» TASK GOAL:
Transcribe every line exactly. Leave the pictures behind.

» INFORMATION SHOWN:
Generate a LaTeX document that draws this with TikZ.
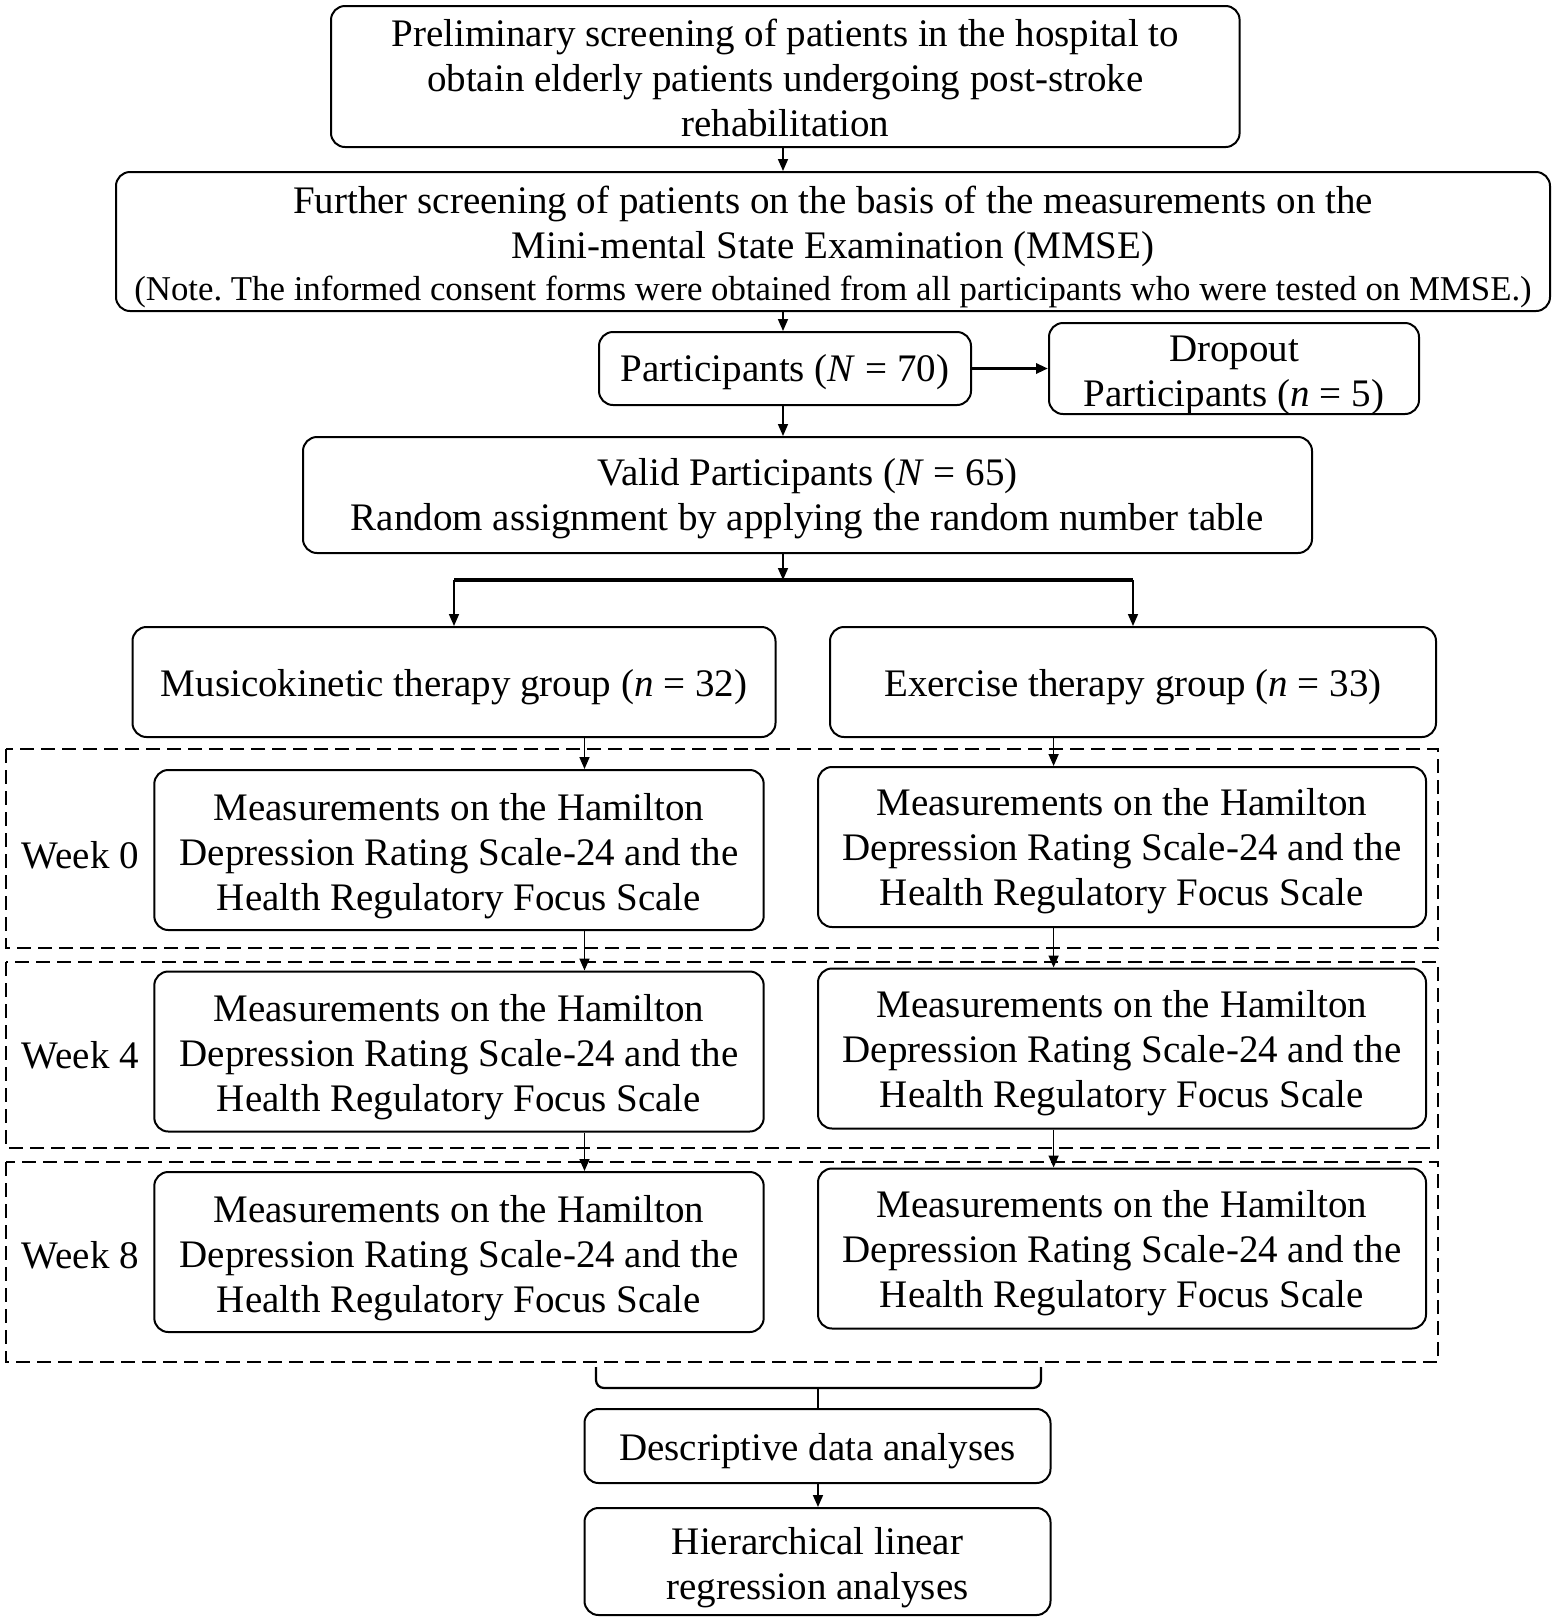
\documentclass[tikz,border=0pt]{standalone}
\usepackage{fontspec}
\setmainfont{Liberation Serif}
\usetikzlibrary{arrows.meta}
\frenchspacing
\newcommand\boxtext[2][2.5pt]{\raisebox{-#1}[\height][\depth]{\begin{tabular}{@{}c@{}}#2\end{tabular}}}
\begin{document}
\begin{tikzpicture}[x=0.5pt,y=-0.5pt,
  box/.style={draw, line width=1pt, rounded corners=7pt, inner sep=0pt, font=\fontsize{19.5}{22.5}\selectfont},
  lbl/.style={inner sep=0pt, font=\fontsize{19.5}{22.5}\selectfont},
  arr/.style={line width=0.8pt, -{Triangle[length=6pt,width=5pt]}},
  dbox/.style={draw, line width=0.9pt, dash pattern=on 7pt off 3.5pt},
  brace/.style={line width=1.1pt, rounded corners=4pt},
]
\useasboundingbox (0,0) rectangle (1559,1619);

% dashed week frames
\draw[dbox] (6,749) rectangle (1438,948);
\draw[dbox] (6,962) rectangle (1438,1148);
\draw[dbox] (6,1162) rectangle (1438,1362);

\node[box, minimum width=454.3pt, minimum height=70.5pt] (s1) at (785.3,76.5)
  {\boxtext[3pt]{Preliminary screening of patients in the hospital to\\obtain elderly patients undergoing post-stroke\\rehabilitation}};
\node[box, minimum width=717pt, minimum height=69.5pt] (s2) at (833,241.5)
  {\boxtext[3.3pt]{Further screening of patients on the basis of the measurements on the\\Mini-mental State Examination (MMSE)\\[-1.75pt]
   \fontsize{17.4}{20}\selectfont (Note. The informed consent forms were obtained from all participants who were tested on MMSE.)}};
\node[box, minimum width=186pt, minimum height=36.5pt] (p) at (785,368.5)
  {\boxtext[2pt]{Participants (\textit{N} = 70)}};
\node[box, minimum width=185pt, minimum height=45.5pt] (d) at (1234,368.5)
  {\boxtext[3.3pt]{Dropout\\Participants (\textit{n} = 5)}};
\node[box, minimum width=504.5pt, minimum height=58pt] (v) at (807.5,495)
  {\boxtext[2.2pt]{Valid Participants (\textit{N} = 65)\\Random assignment by applying the random number table}};
\node[box, minimum width=321.5pt, minimum height=55pt] (mk) at (454,682)
  {\boxtext{Musicokinetic therapy group (\textit{n} = 32)}};
\node[box, minimum width=303pt, minimum height=55pt] (ex) at (1133,682)
  {\boxtext{Exercise therapy group (\textit{n} = 33)}};

\node[box, minimum width=304.7pt, minimum height=80pt] (L0) at (459,850)
  {\boxtext[3pt]{Measurements on the Hamilton\\Depression Rating Scale-24 and the\\Health Regulatory Focus Scale}};
\node[box, minimum width=304pt, minimum height=80pt] (R0) at (1122,847)
  {\boxtext[2.4pt]{Measurements on the Hamilton\\Depression Rating Scale-24 and the\\Health Regulatory Focus Scale}};
\node[box, minimum width=304.7pt, minimum height=80pt] (L4) at (459,1051.5)
  {\boxtext[3pt]{Measurements on the Hamilton\\Depression Rating Scale-24 and the\\Health Regulatory Focus Scale}};
\node[box, minimum width=304pt, minimum height=80pt] (R4) at (1122,1048.5)
  {\boxtext[2.4pt]{Measurements on the Hamilton\\Depression Rating Scale-24 and the\\Health Regulatory Focus Scale}};
\node[box, minimum width=304.7pt, minimum height=80pt] (L8) at (459,1252)
  {\boxtext[3pt]{Measurements on the Hamilton\\Depression Rating Scale-24 and the\\Health Regulatory Focus Scale}};
\node[box, minimum width=304pt, minimum height=80pt] (R8) at (1122,1248.5)
  {\boxtext[2.4pt]{Measurements on the Hamilton\\Depression Rating Scale-24 and the\\Health Regulatory Focus Scale}};

\node[lbl] (w0) at (80.5,855) {Week 0};
\node[lbl] (w4) at (80.5,1055) {Week 4};
\node[lbl] (w8) at (80.5,1255) {Week 8};

\node[box, minimum width=233pt, minimum height=37pt] (desc) at (817.5,1446)
  {\boxtext{Descriptive data analyses}};
\node[box, minimum width=233pt, minimum height=53.5pt] (hier) at (817.5,1561.5)
  {\boxtext[3.3pt]{Hierarchical linear\\regression analyses}};

% connectors
\coordinate (cA) at (783,0);
\coordinate (cL) at (584.5,0);
\coordinate (cR) at (1053.6,0);
\coordinate (j) at (783,580);
\draw[arr] (s1.south -| cA) -- (s2.north -| cA);
\draw[arr] (s2.south -| cA) -- (p.north -| cA);
\draw[arr, line width=1.8pt] (p.east) -- (d.west);
\draw[arr] (p.south -| cA) -- (v.north -| cA);
\draw[arr] (v.south -| cA) -- (j);
\draw[line width=2pt] (mk.north |- j) -- (ex.north |- j);
\draw[arr] (mk.north |- j) -- (mk.north);
\draw[arr] (ex.north |- j) -- (ex.north);

\draw[arr] (mk.south -| cL) -- (L0.north -| cL);
\draw[arr] (L0.south -| cL) -- (L4.north -| cL);
\draw[arr] (L4.south -| cL) -- (L8.north -| cL);
\draw[arr] (ex.south -| cR) -- (R0.north -| cR);
\draw[arr] (R0.south -| cR) -- (R4.north -| cR);
\draw[arr] (R4.south -| cR) -- (R8.north -| cR);

% brace to analyses
\coordinate (bl) at (596,1367);
\coordinate (br) at (1041,1367);
\coordinate (bm) at (818,1388);
\draw[brace] (bl) -- (bl |- bm) -- (br |- bm) -- (br);
\draw[line width=1.1pt] (bm) -- (desc.north -| bm);
\draw[arr] (desc.south -| bm) -- (hier.north -| bm);
\end{tikzpicture}
\end{document}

» FULL SOLUTION:
Generate a LaTeX document that draws this with TikZ.
\documentclass[tikz,border=0pt]{standalone}
\usepackage{fontspec}
\setmainfont{Liberation Serif}
\usetikzlibrary{arrows.meta}
\frenchspacing
\newcommand\boxtext[2][2.5pt]{\raisebox{-#1}[\height][\depth]{\begin{tabular}{@{}c@{}}#2\end{tabular}}}
\begin{document}
\begin{tikzpicture}[x=0.5pt,y=-0.5pt,
  box/.style={draw, line width=1pt, rounded corners=7pt, inner sep=0pt, font=\fontsize{19.5}{22.5}\selectfont},
  lbl/.style={inner sep=0pt, font=\fontsize{19.5}{22.5}\selectfont},
  arr/.style={line width=0.8pt, -{Triangle[length=6pt,width=5pt]}},
  dbox/.style={draw, line width=0.9pt, dash pattern=on 7pt off 3.5pt},
  brace/.style={line width=1.1pt, rounded corners=4pt},
]
\useasboundingbox (0,0) rectangle (1559,1619);

% dashed week frames
\draw[dbox] (6,749) rectangle (1438,948);
\draw[dbox] (6,962) rectangle (1438,1148);
\draw[dbox] (6,1162) rectangle (1438,1362);

\node[box, minimum width=454.3pt, minimum height=70.5pt] (s1) at (785.3,76.5)
  {\boxtext[3pt]{Preliminary screening of patients in the hospital to\\obtain elderly patients undergoing post-stroke\\rehabilitation}};
\node[box, minimum width=717pt, minimum height=69.5pt] (s2) at (833,241.5)
  {\boxtext[3.3pt]{Further screening of patients on the basis of the measurements on the\\Mini-mental State Examination (MMSE)\\[-1.75pt]
   \fontsize{17.4}{20}\selectfont (Note. The informed consent forms were obtained from all participants who were tested on MMSE.)}};
\node[box, minimum width=186pt, minimum height=36.5pt] (p) at (785,368.5)
  {\boxtext[2pt]{Participants (\textit{N} = 70)}};
\node[box, minimum width=185pt, minimum height=45.5pt] (d) at (1234,368.5)
  {\boxtext[3.3pt]{Dropout\\Participants (\textit{n} = 5)}};
\node[box, minimum width=504.5pt, minimum height=58pt] (v) at (807.5,495)
  {\boxtext[2.2pt]{Valid Participants (\textit{N} = 65)\\Random assignment by applying the random number table}};
\node[box, minimum width=321.5pt, minimum height=55pt] (mk) at (454,682)
  {\boxtext{Musicokinetic therapy group (\textit{n} = 32)}};
\node[box, minimum width=303pt, minimum height=55pt] (ex) at (1133,682)
  {\boxtext{Exercise therapy group (\textit{n} = 33)}};

\node[box, minimum width=304.7pt, minimum height=80pt] (L0) at (459,850)
  {\boxtext[3pt]{Measurements on the Hamilton\\Depression Rating Scale-24 and the\\Health Regulatory Focus Scale}};
\node[box, minimum width=304pt, minimum height=80pt] (R0) at (1122,847)
  {\boxtext[2.4pt]{Measurements on the Hamilton\\Depression Rating Scale-24 and the\\Health Regulatory Focus Scale}};
\node[box, minimum width=304.7pt, minimum height=80pt] (L4) at (459,1051.5)
  {\boxtext[3pt]{Measurements on the Hamilton\\Depression Rating Scale-24 and the\\Health Regulatory Focus Scale}};
\node[box, minimum width=304pt, minimum height=80pt] (R4) at (1122,1048.5)
  {\boxtext[2.4pt]{Measurements on the Hamilton\\Depression Rating Scale-24 and the\\Health Regulatory Focus Scale}};
\node[box, minimum width=304.7pt, minimum height=80pt] (L8) at (459,1252)
  {\boxtext[3pt]{Measurements on the Hamilton\\Depression Rating Scale-24 and the\\Health Regulatory Focus Scale}};
\node[box, minimum width=304pt, minimum height=80pt] (R8) at (1122,1248.5)
  {\boxtext[2.4pt]{Measurements on the Hamilton\\Depression Rating Scale-24 and the\\Health Regulatory Focus Scale}};

\node[lbl] (w0) at (80.5,855) {Week 0};
\node[lbl] (w4) at (80.5,1055) {Week 4};
\node[lbl] (w8) at (80.5,1255) {Week 8};

\node[box, minimum width=233pt, minimum height=37pt] (desc) at (817.5,1446)
  {\boxtext{Descriptive data analyses}};
\node[box, minimum width=233pt, minimum height=53.5pt] (hier) at (817.5,1561.5)
  {\boxtext[3.3pt]{Hierarchical linear\\regression analyses}};

% connectors
\coordinate (cA) at (783,0);
\coordinate (cL) at (584.5,0);
\coordinate (cR) at (1053.6,0);
\coordinate (j) at (783,580);
\draw[arr] (s1.south -| cA) -- (s2.north -| cA);
\draw[arr] (s2.south -| cA) -- (p.north -| cA);
\draw[arr, line width=1.8pt] (p.east) -- (d.west);
\draw[arr] (p.south -| cA) -- (v.north -| cA);
\draw[arr] (v.south -| cA) -- (j);
\draw[line width=2pt] (mk.north |- j) -- (ex.north |- j);
\draw[arr] (mk.north |- j) -- (mk.north);
\draw[arr] (ex.north |- j) -- (ex.north);

\draw[arr] (mk.south -| cL) -- (L0.north -| cL);
\draw[arr] (L0.south -| cL) -- (L4.north -| cL);
\draw[arr] (L4.south -| cL) -- (L8.north -| cL);
\draw[arr] (ex.south -| cR) -- (R0.north -| cR);
\draw[arr] (R0.south -| cR) -- (R4.north -| cR);
\draw[arr] (R4.south -| cR) -- (R8.north -| cR);

% brace to analyses
\coordinate (bl) at (596,1367);
\coordinate (br) at (1041,1367);
\coordinate (bm) at (818,1388);
\draw[brace] (bl) -- (bl |- bm) -- (br |- bm) -- (br);
\draw[line width=1.1pt] (bm) -- (desc.north -| bm);
\draw[arr] (desc.south -| bm) -- (hier.north -| bm);
\end{tikzpicture}
\end{document}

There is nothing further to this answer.